THE EXERCISE.
Only the lines from the start of the data below through the line that contains "const data = years.map((year, i)" are to be copied, exactly and without pictures.
--- Start of DATASET RECORDS ---
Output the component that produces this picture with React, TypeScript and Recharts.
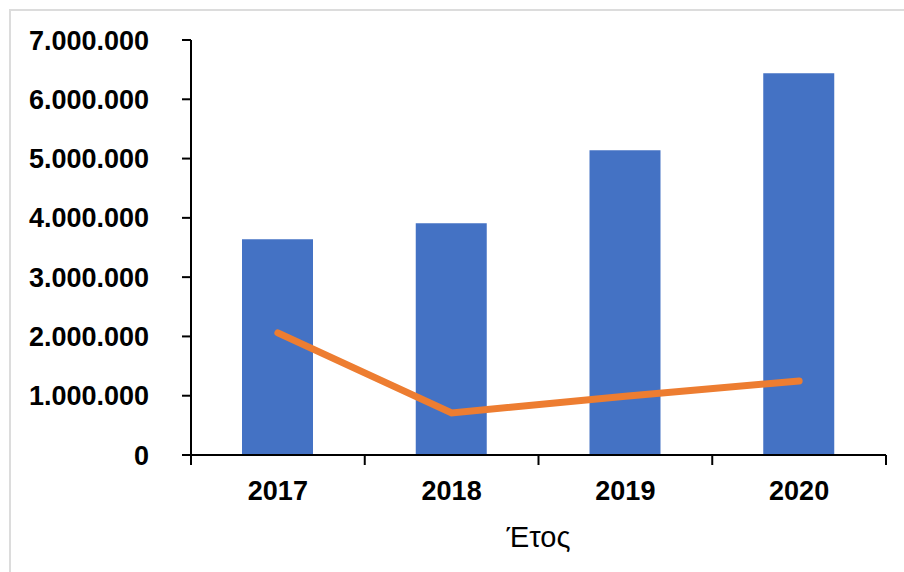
import React from 'react';
import { ComposedChart, Bar, Line, XAxis, YAxis, Label } from 'recharts';

// chart data
const years = ['2017', '2018', '2019', '2020'];
const barValues = [3640000, 3910000, 5140000, 6440000];
const lineValues = [2060000, 710000, 990000, 1250000];
const yTicks = [0, 1000000, 2000000, 3000000, 4000000, 5000000, 6000000, 7000000];

const data = years.map((year, i) => ({ year, bar: barValues[i], line: lineValues[i] }));

const W = 904;
const H = 572;
const margin = { top: 40, right: 18, left: 0, bottom: 0 };
const Y_AXIS_W = 191;
const X_AXIS_H = 117;
const FONT = '"Liberation Sans", Arial, sans-serif';

const plotWidth = W - margin.left - margin.right - Y_AXIS_W;
const band = plotWidth / years.length;

// greek style thousands separator
const formatNumber = (v: number) => String(v).replace(/\B(?=(\d{3})+(?!\d))/g, '.');

// x tick: label in the middle, tick marks on category boundaries
const XTick = (props: any) => {
  const { x, y, payload, index, visibleTicksCount } = props;
  const isLast = index === visibleTicksCount - 1;
  return (
    <g>
      <line x1={x - band / 2} x2={x - band / 2} y1={y} y2={y + 10} stroke="#000" strokeWidth={2} />
      {isLast && (
        <line x1={x + band / 2} x2={x + band / 2} y1={y} y2={y + 10} stroke="#000" strokeWidth={2} />
      )}
      <text
        x={x}
        y={y + 45}
        textAnchor="middle"
        fontFamily={FONT}
        fontWeight="bold"
        fontSize={27}
        fill="#000"
      >
        {payload.value}
      </text>
    </g>
  );
};

export default function App() {
  return (
    <div style={{ position: 'fixed', left: 0, top: 0, width: W, height: H, background: '#fff' }}>
      <div
        style={{
          position: 'absolute',
          left: 9,
          top: 9,
          right: -2,
          bottom: -2,
          borderTop: '2px solid #dcdcdc',
          borderLeft: '2px solid #dcdcdc',
        }}
      />
      <div style={{ position: 'absolute', left: 0, top: 0 }}>
        <ComposedChart width={W} height={H} data={data} margin={margin}>
          <XAxis
            dataKey="year"
            height={X_AXIS_H}
            axisLine={{ stroke: '#000', strokeWidth: 2 }}
            tickLine={false}
            tickSize={0}
            tickMargin={0}
            tick={<XTick />}
            interval={0}
          >
            <Label
              value="Έτος"
              position="insideBottom"
              offset={25}
              style={{ fontFamily: FONT, fontSize: 29, fill: '#000' }}
            />
          </XAxis>
          <YAxis
            width={Y_AXIS_W}
            domain={[0, 7000000]}
            ticks={yTicks}
            interval={0}
            tickFormatter={formatNumber}
            axisLine={{ stroke: '#000', strokeWidth: 2 }}
            tickLine={{ stroke: '#000', strokeWidth: 2 }}
            tickSize={9}
            tickMargin={33}
            tick={{ fontFamily: FONT, fontWeight: 'bold', fontSize: 27, fill: '#000' }}
          />
          <Bar dataKey="bar" fill="#4472C4" barSize={71} isAnimationActive={false} />
          <Line
            dataKey="line"
            type="linear"
            stroke="#ED7D31"
            strokeWidth={7}
            strokeLinecap="round"
            dot={false}
            activeDot={false}
            isAnimationActive={false}
          />
        </ComposedChart>
      </div>
    </div>
  );
}
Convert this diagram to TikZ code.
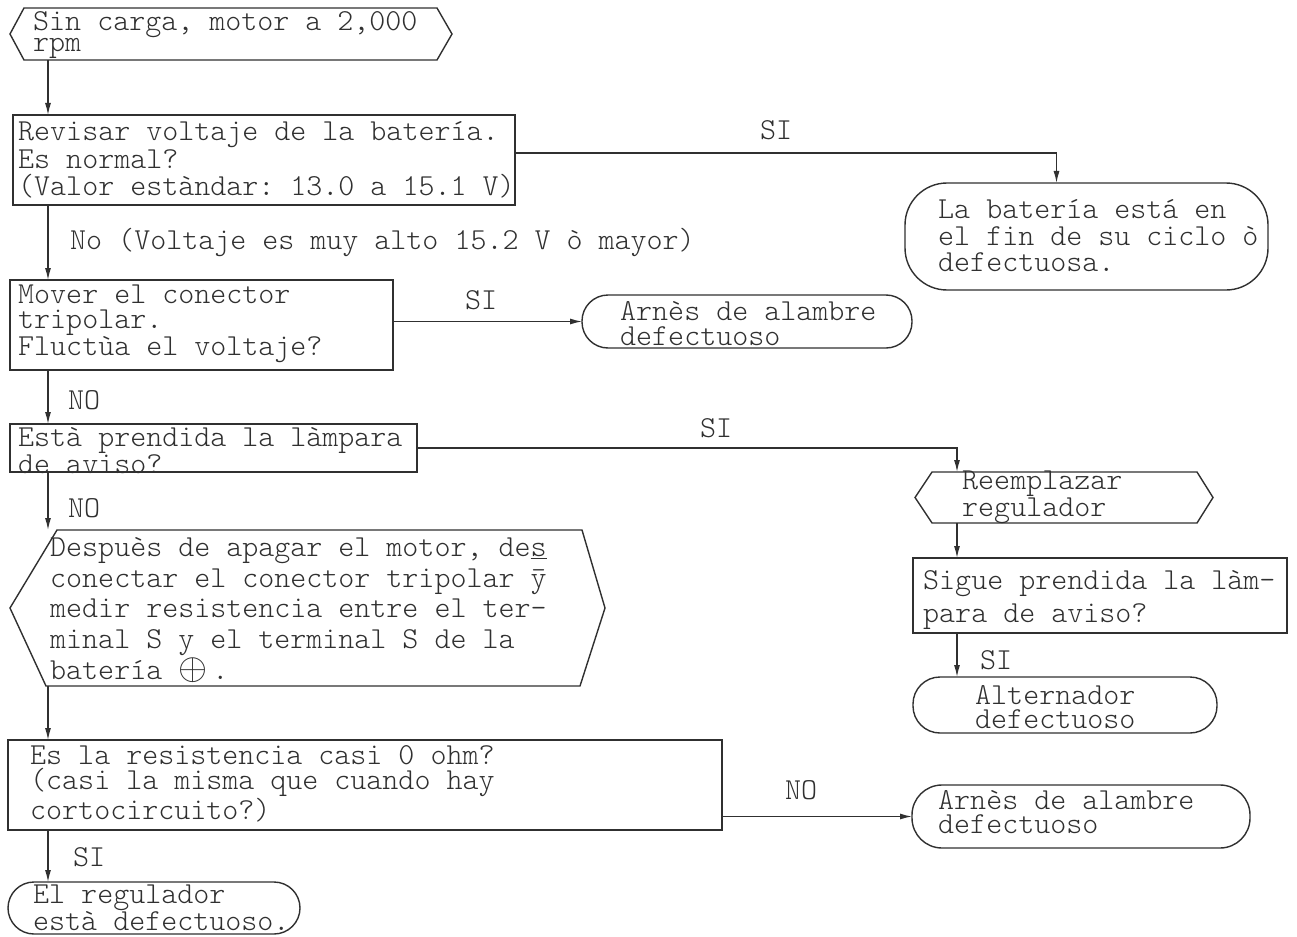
--- End of DATASET RECORDS ---
SOLVED PROBLEM.
Output the component that produces this picture with React, TypeScript and Recharts.
import React from 'react';
import { ComposedChart, Bar, Line, XAxis, YAxis, Label } from 'recharts';

// chart data
const years = ['2017', '2018', '2019', '2020'];
const barValues = [3640000, 3910000, 5140000, 6440000];
const lineValues = [2060000, 710000, 990000, 1250000];
const yTicks = [0, 1000000, 2000000, 3000000, 4000000, 5000000, 6000000, 7000000];

const data = years.map((year, i) => ({ year, bar: barValues[i], line: lineValues[i] }));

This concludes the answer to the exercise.